:: PROVIDED RECORDS ::
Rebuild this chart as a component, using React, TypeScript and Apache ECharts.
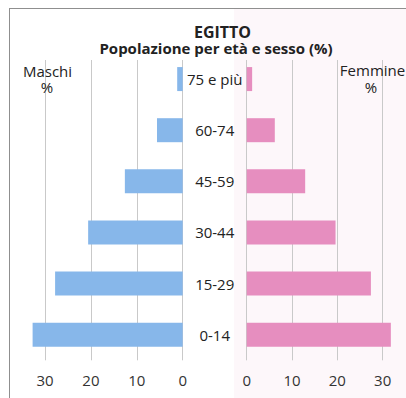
import React, { useEffect, useRef } from "react";
import * as echarts from "echarts";

// Age groups, bottom to top as the category axis lists them
const ageGroups = ["0-14", "15-29", "30-44", "45-59", "60-74", "75 e più"];
// Share of the population (%) in each age group
const maleShare = [32.7, 27.8, 20.6, 12.6, 5.6, 1.2];
const femaleShare = [31.8, 27.4, 19.6, 12.9, 6.2, 1.2];
// Axis scale: 0 to 30, a tick every 10
const axisMin = 0;
const axisMax = 30;
const axisStep = 10;

const titleText = "EGITTO";
const subtitleText = "Popolazione per età e sesso (%)";
const leftLabel = "Maschi";
const rightLabel = "Femmine";
const unitLabel = "%";

const FONT = "'Open Sans', 'Noto Sans', sans-serif";
const BLUE = "#87b7ea";
const PINK = "#e68ebf";
const GRID_LINE = "#c9c9c9";
const TEXT = "#222222";

export default function App() {
  const ref = useRef<HTMLDivElement>(null);

  useEffect(() => {
    if (!ref.current) return;
    const chart = echarts.init(ref.current, undefined, { renderer: "svg" });

    const valueAxis = (gridIndex: number, inverse: boolean) => ({
      gridIndex,
      type: "value",
      inverse,
      min: axisMin,
      max: axisMax,
      interval: axisStep,
      axisLine: { show: false },
      axisTick: { show: false },
      splitLine: { show: true, lineStyle: { color: GRID_LINE, width: 1 } },
      axisLabel: {
        fontSize: 15,
        fontFamily: FONT,
        color: "#333333",
        margin: 12,
      },
    });

    const text = (
      content: string,
      x: number,
      y: number,
      size: number,
      weight: string
    ) => ({
      type: "text",
      x,
      y,
      z: 101,
      style: {
        text: content,
        fill: TEXT,
        font: `${weight} ${size}px ${FONT}`,
        lineHeight: size,
        align: "center",
        verticalAlign: "middle",
      },
    });

    chart.setOption({
      animation: false,
      backgroundColor: "#ffffff",
      grid: [
        { left: 45, top: 53.5, width: 137.7, height: 306.8 },
        { left: 246.7, top: 53.5, width: 136, height: 306.8 },
      ],
      xAxis: [valueAxis(0, true), valueAxis(1, false)],
      yAxis: [
        {
          gridIndex: 0,
          type: "category",
          data: ageGroups,
          position: "right",
          axisLine: { show: false },
          axisTick: { show: false },
          splitLine: { show: false },
          axisLabel: {
            align: "center",
            margin: 32,
            fontSize: 15,
            fontFamily: FONT,
            color: TEXT,
          },
        },
        {
          gridIndex: 1,
          type: "category",
          data: ageGroups,
          axisLine: { show: false },
          axisTick: { show: false },
          splitLine: { show: false },
          axisLabel: { show: false },
        },
      ],
      series: [
        {
          name: leftLabel,
          type: "bar",
          xAxisIndex: 0,
          yAxisIndex: 0,
          data: maleShare,
          barWidth: 24,
          clip: false,
          itemStyle: { color: BLUE },
        },
        {
          name: rightLabel,
          type: "bar",
          xAxisIndex: 1,
          yAxisIndex: 1,
          data: femaleShare,
          barWidth: 24,
          clip: false,
          itemStyle: { color: PINK },
        },
      ],
      graphic: [
        // faint pink wash behind the female side
        {
          type: "rect",
          z: -10,
          shape: { x: 234, y: 9, width: 172, height: 389 },
          style: { fill: "#fdf7fa" },
        },
        // trims the tops of the grid lines
        {
          type: "rect",
          z: 100,
          shape: { x: 30, y: 50, width: 204, height: 10 },
          style: { fill: "#ffffff" },
        },
        {
          type: "rect",
          z: 100,
          shape: { x: 234, y: 50, width: 172, height: 10 },
          style: { fill: "#fdf7fa" },
        },
        // frame
        {
          type: "line",
          z: 100,
          shape: { x1: 9, y1: 8.5, x2: 406, y2: 8.5 },
          style: { stroke: "#8f8f8f", lineWidth: 1 },
        },
        {
          type: "line",
          z: 100,
          shape: { x1: 9.5, y1: 8, x2: 9.5, y2: 398 },
          style: { stroke: "#8f8f8f", lineWidth: 1 },
        },
        text(titleText, 222.5, 32, 16, "bold"),
        text(subtitleText, 216, 47.5, 15, "bold"),
        text(leftLabel, 47.5, 71, 15, "normal"),
        text(unitLabel, 47, 87, 15, "normal"),
        text(rightLabel, 372.5, 70, 15, "normal"),
        text(unitLabel, 371, 87, 15, "normal"),
      ],
    });

    return () => chart.dispose();
  }, []);

  return (
    <div
      ref={ref}
      style={{ position: "fixed", left: 0, top: 0, width: 406, height: 398 }}
    />
  );
}
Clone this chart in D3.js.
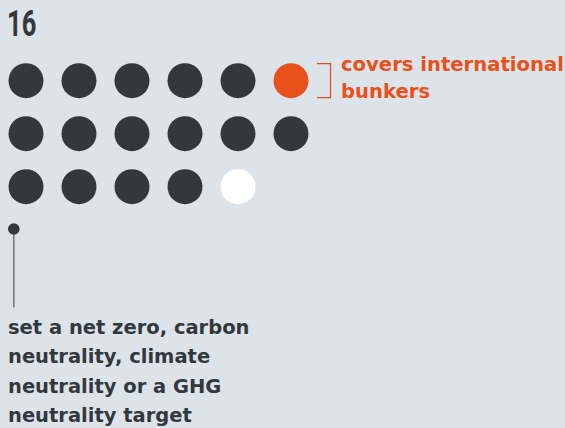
<!DOCTYPE html>
<html>
<head>
<meta charset="utf-8">
<script src="https://cdn.jsdelivr.net/npm/d3@7"></script>
<style>
  html, body { margin: 0; padding: 0; background: #dce3e9; }
  svg { display: block; }
</style>
</head>
<body>
<svg id="chart"></svg>
<script>
// dati
var titolo = "16";
var categorie = ["target", "bunkers", "other"];
var colori = ["#32383c", "#e8521a", "#ffffff"];
// un punto per paese, nell'ordine della griglia
var punti = [
    "target", "target", "target", "target", "target", "bunkers",
    "target", "target", "target", "target", "target", "target",
    "target", "target", "target", "target", "other"
];
var etichettaBunkers = ["covers international", "bunkers"];
var etichettaTarget = ["set a net zero, carbon", "neutrality, climate", "neutrality or a GHG", "neutrality target"];

var W = 565, H = 428;
var nCol = 6;
var fontTesto = "'DejaVu Sans', sans-serif";

var svg = d3.select("#chart")
    .attr("width", W)
    .attr("height", H)
    .style("background-color", "#dce3e9");

var colore = d3.scaleOrdinal().domain(categorie).range(colori);
var x = d3.scalePoint().domain(d3.range(nCol)).range([26, 291]);
var y = d3.scalePoint().domain(d3.range(Math.ceil(punti.length / nCol))).range([80.7, 186.7]);

// titolo (carattere stretto)
svg.append("text")
    .attr("transform", "translate(7,36) scale(0.7,1)")
    .attr("font-family", "Roboto, sans-serif")
    .attr("font-weight", 700)
    .attr("font-size", 36.5)
    .attr("fill", "#32383c")
    .text(titolo);

// griglia di punti
svg.selectAll("circle.punto")
    .data(punti)
    .enter()
    .append("circle")
    .attr("class", "punto")
    .attr("cx", function (d, i) { return x(i % nCol); })
    .attr("cy", function (d, i) { return y(Math.floor(i / nCol)); })
    .attr("r", 17.5)
    .attr("fill", function (d) { return colore(d); });

// parentesi per i bunkers
var iB = punti.indexOf("bunkers");
var yB = y(Math.floor(iB / nCol));
svg.append("path")
    .attr("d", "M317," + (yB - 17) + "H330.5V" + (yB + 17) + "H317")
    .attr("fill", "none")
    .attr("stroke", "#e8521a")
    .attr("stroke-width", 1.3);

svg.append("text")
    .attr("x", 341)
    .attr("y", 71)
    .attr("font-family", fontTesto)
    .attr("font-weight", 700)
    .attr("font-size", 19.6)
    .attr("fill", "#e8521a")
    .selectAll("tspan")
    .data(etichettaBunkers)
    .enter()
    .append("tspan")
    .attr("x", 341)
    .attr("dy", function (d, i) { return i === 0 ? 0 : 27; })
    .text(function (d) { return d; });

// indicatore per il target
svg.append("line")
    .attr("x1", 13.8).attr("x2", 13.8)
    .attr("y1", 229).attr("y2", 307.5)
    .attr("stroke", "#7d8185")
    .attr("stroke-width", 1.7);
svg.append("circle")
    .attr("cx", 13.8).attr("cy", 229)
    .attr("r", 5.8)
    .attr("fill", "#32383c");

svg.append("text")
    .attr("x", 8)
    .attr("y", 334)
    .attr("font-family", fontTesto)
    .attr("font-weight", 700)
    .attr("font-size", 19.5)
    .attr("fill", "#32383c")
    .selectAll("tspan")
    .data(etichettaTarget)
    .enter()
    .append("tspan")
    .attr("x", 8)
    .attr("dy", function (d, i) { return i === 0 ? 0 : 29.3; })
    .text(function (d) { return d; });
</script>
</body>
</html>
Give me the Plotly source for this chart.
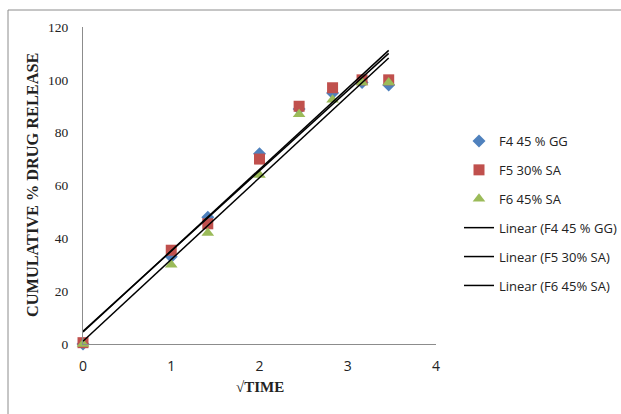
import numpy as np
import plotly.graph_objects as go

sqrt_time = [0, 1, 1.414, 2, 2.449, 2.828, 3.162, 3.464]
f4_gg45 = [0, 33, 48, 72, 89, 95, 99, 98]
f5_sa30 = [0.5, 35.5, 45.5, 70, 90, 97, 100, 100]
f6_sa45 = [0, 30, 42, 64, 87, 92.5, 99, 99]

names = ["F4 45 % GG", "F5 30% SA", "F6 45% SA"]
series = [f4_gg45, f5_sa30, f6_sa45]
colors = ["#4F81BD", "#C0504D", "#9BBB59"]
symbols = ["diamond", "square", "triangle-up"]
sizes = [10, 11, 11]

fig = go.Figure()
for i, (n, s) in enumerate(zip(names, series)):
    fig.add_trace(go.Scatter(
        x=sqrt_time, y=s, mode="markers", name=n,
        marker=dict(color=colors[i], symbol=symbols[i], size=sizes[i]),
        cliponaxis=False, legendgroup=f"g{i}"))

for i, (n, s) in enumerate(zip(names, series)):
    xs = np.array(sqrt_time)
    slope, icpt = np.polyfit(xs, np.array(s), 1)
    xl = [0, max(sqrt_time)]
    fig.add_trace(go.Scatter(
        x=xl, y=[icpt + slope * v for v in xl], mode="lines",
        name=f"Linear ({n})", line=dict(color="black", width=1.5),
        cliponaxis=False, legendgroup=f"l{i}"))

L, R, T, B = 83, 436, 27, 344
W, H = 621, 414

def px(x):
    return (x - L) / (R - L)

def py(y):
    return (B - y) / (B - T)

fig.update_layout(
    width=W, height=H,
    margin=dict(l=L, r=W - R, t=T, b=H - B, autoexpand=False),
    paper_bgcolor="white", plot_bgcolor="white",
    showlegend=True,
    legend=dict(x=px(459), y=py(126), xanchor="left", yanchor="top",
                font=dict(family="Open Sans", size=13, color="#222"),
                tracegroupgap=9, traceorder="grouped",
                itemwidth=30, bgcolor="rgba(0,0,0,0)"),
    xaxis=dict(range=[0, 4], dtick=1, showgrid=False, zeroline=False,
               showline=True, linecolor="#8c8c8c", linewidth=1,
               ticks="", ticklabelstandoff=9, automargin=False,
               tickfont=dict(family="Open Sans", size=14, color="#222")),
    yaxis=dict(range=[0, 120], dtick=20, showgrid=False, zeroline=False,
               showline=True, linecolor="#8c8c8c", linewidth=1,
               ticks="", ticklabelstandoff=11, automargin=False,
               tickfont=dict(family="Liberation Serif", size=13.5, color="#222")),
    annotations=[
        dict(text="<b>√TIME</b>", xref="paper", yref="paper",
             x=px(260), y=py(387), xanchor="center", yanchor="middle",
             showarrow=False,
             font=dict(family="Liberation Serif", size=15, color="#222")),
        dict(text="<b>CUMULATIVE % DRUG RELEASE</b>", xref="paper", yref="paper",
             x=px(32), y=py(185), xanchor="center", yanchor="middle",
             showarrow=False, textangle=-90,
             font=dict(family="Liberation Serif", size=16.3, color="#222")),
    ],
    shapes=[dict(type="rect", xref="paper", yref="paper",
                 x0=px(8), x1=px(630), y0=py(10), y1=py(430),
                 line=dict(color="#8c8c8c", width=1), fillcolor="rgba(0,0,0,0)",
                 layer="below")],
)

fig.write_html("out.html", config={"displayModeBar": False},
               post_script="document.body.style.margin='0';document.body.style.overflow='hidden';")
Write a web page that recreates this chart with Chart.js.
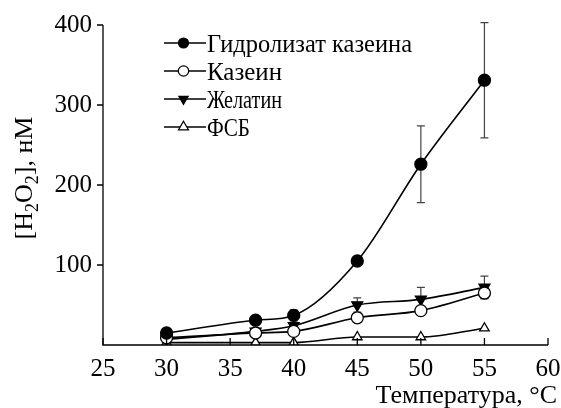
<!DOCTYPE html>
<html>
<head>
<meta charset="utf-8">
<script src="https://cdn.jsdelivr.net/npm/chart.js@4/dist/chart.umd.min.js"></script>
<style>
  html, body { margin: 0; padding: 0; background: #fff; }
  #wrap { width: 561px; height: 408px; position: relative; }
</style>
</head>
<body>
<div id="wrap"><canvas id="c" width="561" height="408"></canvas></div>
<script>
// Temperature, °C
const temperatures = [30, 37, 40, 45, 50, 55];

// H2O2 concentration, nM
const hydrolysate = [15, 31, 37, 105, 226, 331];
const hydrolysateErr = [0, 0, 7, 0, 48, 72];
const casein = [9, 15, 17, 34, 43, 65];
const caseinErr = [0, 0, 0, 0, 0, 7];
const gelatin = [7, 17, 24, 50, 57, 72];
const gelatinErr = [0, 0, 0, 9, 15, 14];
const pbs = [3, 3, 3, 10, 10, 21];
const pbsErr = [0, 0, 0, 0, 0, 0];

const seriesNames = ['Гидролизат казеина', 'Казеин', 'Желатин', 'ФСБ'];
const xTicks = [25, 30, 35, 40, 45, 50, 55, 60];
const yTicks = [100, 200, 300, 400];

const FONT = '"Liberation Serif", "Times New Roman", serif';

function pts(values) {
  return temperatures.map((t, i) => ({ x: t, y: values[i] }));
}

const styles = [
  { pointStyle: 'circle', fill: '#000', radius: 6, rotation: 0, legendRadius: 5, textWidth: 205 },
  { pointStyle: 'circle', fill: '#fff', radius: 6, rotation: 0, legendRadius: 5.2, textWidth: 75 },
  { pointStyle: 'triangle', fill: '#000', radius: 6.3, rotation: 180, legendRadius: 5.4, textWidth: 75 },
  { pointStyle: 'triangle', fill: '#fff', radius: 5.5, rotation: 0, legendRadius: 5.8, textWidth: 43 }
];
const seriesData = [hydrolysate, casein, gelatin, pbs];
const seriesErr = [hydrolysateErr, caseinErr, gelatinErr, pbsErr];

const datasets = seriesData.map((vals, k) => ({
  label: seriesNames[k],
  data: pts(vals),
  borderColor: '#000',
  borderWidth: 1.6,
  backgroundColor: styles[k].fill,
  pointBackgroundColor: styles[k].fill,
  pointBorderColor: '#000',
  pointBorderWidth: 1.3,
  pointStyle: styles[k].pointStyle,
  pointRotation: styles[k].rotation,
  pointRadius: styles[k].radius,
  cubicInterpolationMode: 'monotone',
  fill: false,
  order: k
}));

// Error bars, axes decorations, titles and legend
const decorations = {
  id: 'decorations',
  beforeDatasetsDraw(chart) {
    const ctx = chart.ctx;
    const xs = chart.scales.x, ys = chart.scales.y;
    ctx.save();
    ctx.strokeStyle = '#444';
    ctx.lineWidth = 1.2;
    seriesErr.forEach((errs, k) => {
      errs.forEach((e, i) => {
        if (!e) return;
        const x = xs.getPixelForValue(temperatures[i]);
        const y1 = ys.getPixelForValue(seriesData[k][i] + e);
        const y2 = ys.getPixelForValue(seriesData[k][i] - e);
        ctx.beginPath();
        ctx.moveTo(x, y1); ctx.lineTo(x, y2);
        ctx.moveTo(x - 4, y1); ctx.lineTo(x + 4, y1);
        ctx.moveTo(x - 4, y2); ctx.lineTo(x + 4, y2);
        ctx.stroke();
      });
    });
    ctx.restore();
  },
  afterDraw(chart) {
    const ctx = chart.ctx;
    const xs = chart.scales.x, ys = chart.scales.y;
    const a = chart.chartArea;
    ctx.save();
    ctx.strokeStyle = '#000';
    ctx.lineWidth = 1.3;
    // axis lines
    ctx.beginPath();
    ctx.moveTo(a.left, a.top); ctx.lineTo(a.left, a.bottom); ctx.lineTo(a.right, a.bottom);
    ctx.stroke();
    // x ticks pointing inward
    ctx.beginPath();
    xTicks.forEach(v => {
      const x = xs.getPixelForValue(v);
      ctx.moveTo(x, a.bottom); ctx.lineTo(x, a.bottom - 7);
    });
    // y ticks pointing outward
    yTicks.forEach(v => {
      const y = ys.getPixelForValue(v);
      ctx.moveTo(a.left, y); ctx.lineTo(a.left - 6, y);
    });
    ctx.stroke();

    // x title
    ctx.fillStyle = '#000';
    ctx.font = '26px ' + FONT;
    ctx.textAlign = 'right';
    ctx.textBaseline = 'alphabetic';
    ctx.fillText('Температура, °C', 557, 403);

    // y title with subscripts
    ctx.save();
    ctx.translate(32, 178);
    ctx.rotate(-Math.PI / 2);
    const parts = [['[H', 0], ['2', 1], ['O', 0], ['2', 1], ['], нМ', 0]];
    const big = '26px ' + FONT, small = '18px ' + FONT;
    let w = 0;
    parts.forEach(p => { ctx.font = p[1] ? small : big; w += ctx.measureText(p[0]).width; });
    let x = -w / 2;
    ctx.textAlign = 'left';
    parts.forEach(p => {
      ctx.font = p[1] ? small : big;
      ctx.fillText(p[0], x, p[1] ? 6 : 0);
      x += ctx.measureText(p[0]).width;
    });
    ctx.restore();

    // legend
    const rows = [43, 71, 99, 127];
    ctx.font = '26px ' + FONT;
    ctx.textAlign = 'left';
    ctx.textBaseline = 'alphabetic';
    seriesNames.forEach((name, k) => {
      const y = rows[k];
      ctx.strokeStyle = '#000';
      ctx.lineWidth = 1.6;
      ctx.beginPath();
      ctx.moveTo(164, y); ctx.lineTo(206, y);
      ctx.stroke();
      ctx.fillStyle = styles[k].fill;
      ctx.lineWidth = 1.2;
      Chart.helpers.drawPoint(ctx, {
        pointStyle: styles[k].pointStyle,
        radius: styles[k].legendRadius,
        rotation: styles[k].rotation,
        borderWidth: 1.2
      }, 183.5, y);
      ctx.fillStyle = '#000';
      const mw = ctx.measureText(name).width;
      ctx.save();
      ctx.translate(207, y + 8.5);
      ctx.scale(styles[k].textWidth / mw, 1);
      ctx.fillText(name, 0, 0);
      ctx.restore();
    });
    ctx.restore();
  }
};

new Chart(document.getElementById('c'), {
  type: 'line',
  data: { datasets },
  options: {
    responsive: false,
    animation: false,
    layout: { padding: { left: 0, right: 13, top: 25, bottom: 0 } },
    plugins: { legend: { display: false }, tooltip: { enabled: false } },
    scales: {
      x: {
        type: 'linear',
        min: 25, max: 60,
        border: { display: false },
        grid: { display: false, drawTicks: false },
        afterBuildTicks: s => { s.ticks = xTicks.map(v => ({ value: v })); },
        afterFit: s => { s.height = 63; s.paddingLeft = 0; s.paddingRight = 0; },
        ticks: {
          padding: 9,
          color: '#000',
          maxRotation: 0,
          font: { family: FONT, size: 25 },
          callback: v => String(v)
        }
      },
      y: {
        min: 0, max: 400,
        border: { display: false },
        grid: { display: false, drawTicks: false },
        afterBuildTicks: s => { s.ticks = yTicks.map(v => ({ value: v })); },
        afterFit: s => { s.width = 103; s.paddingTop = 0; s.paddingBottom = 0; },
        ticks: {
          padding: 11,
          color: '#000',
          font: { family: FONT, size: 25 },
          callback: v => String(v)
        }
      }
    }
  },
  plugins: [decorations]
});
</script>
</body>
</html>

:: SET EXERCISE ::
Write out the lines from the one containing "Give me the Plotly source for this chart." down to the one containing "return (B - y) / (B - T)", both included, exactly as they appear. Leave out any pictures.

:: WORKED SOLUTION ::
Give me the Plotly source for this chart.
import numpy as np
import plotly.graph_objects as go

sqrt_time = [0, 1, 1.414, 2, 2.449, 2.828, 3.162, 3.464]
f4_gg45 = [0, 33, 48, 72, 89, 95, 99, 98]
f5_sa30 = [0.5, 35.5, 45.5, 70, 90, 97, 100, 100]
f6_sa45 = [0, 30, 42, 64, 87, 92.5, 99, 99]

names = ["F4 45 % GG", "F5 30% SA", "F6 45% SA"]
series = [f4_gg45, f5_sa30, f6_sa45]
colors = ["#4F81BD", "#C0504D", "#9BBB59"]
symbols = ["diamond", "square", "triangle-up"]
sizes = [10, 11, 11]

fig = go.Figure()
for i, (n, s) in enumerate(zip(names, series)):
    fig.add_trace(go.Scatter(
        x=sqrt_time, y=s, mode="markers", name=n,
        marker=dict(color=colors[i], symbol=symbols[i], size=sizes[i]),
        cliponaxis=False, legendgroup=f"g{i}"))

for i, (n, s) in enumerate(zip(names, series)):
    xs = np.array(sqrt_time)
    slope, icpt = np.polyfit(xs, np.array(s), 1)
    xl = [0, max(sqrt_time)]
    fig.add_trace(go.Scatter(
        x=xl, y=[icpt + slope * v for v in xl], mode="lines",
        name=f"Linear ({n})", line=dict(color="black", width=1.5),
        cliponaxis=False, legendgroup=f"l{i}"))

L, R, T, B = 83, 436, 27, 344
W, H = 621, 414

def px(x):
    return (x - L) / (R - L)

def py(y):
    return (B - y) / (B - T)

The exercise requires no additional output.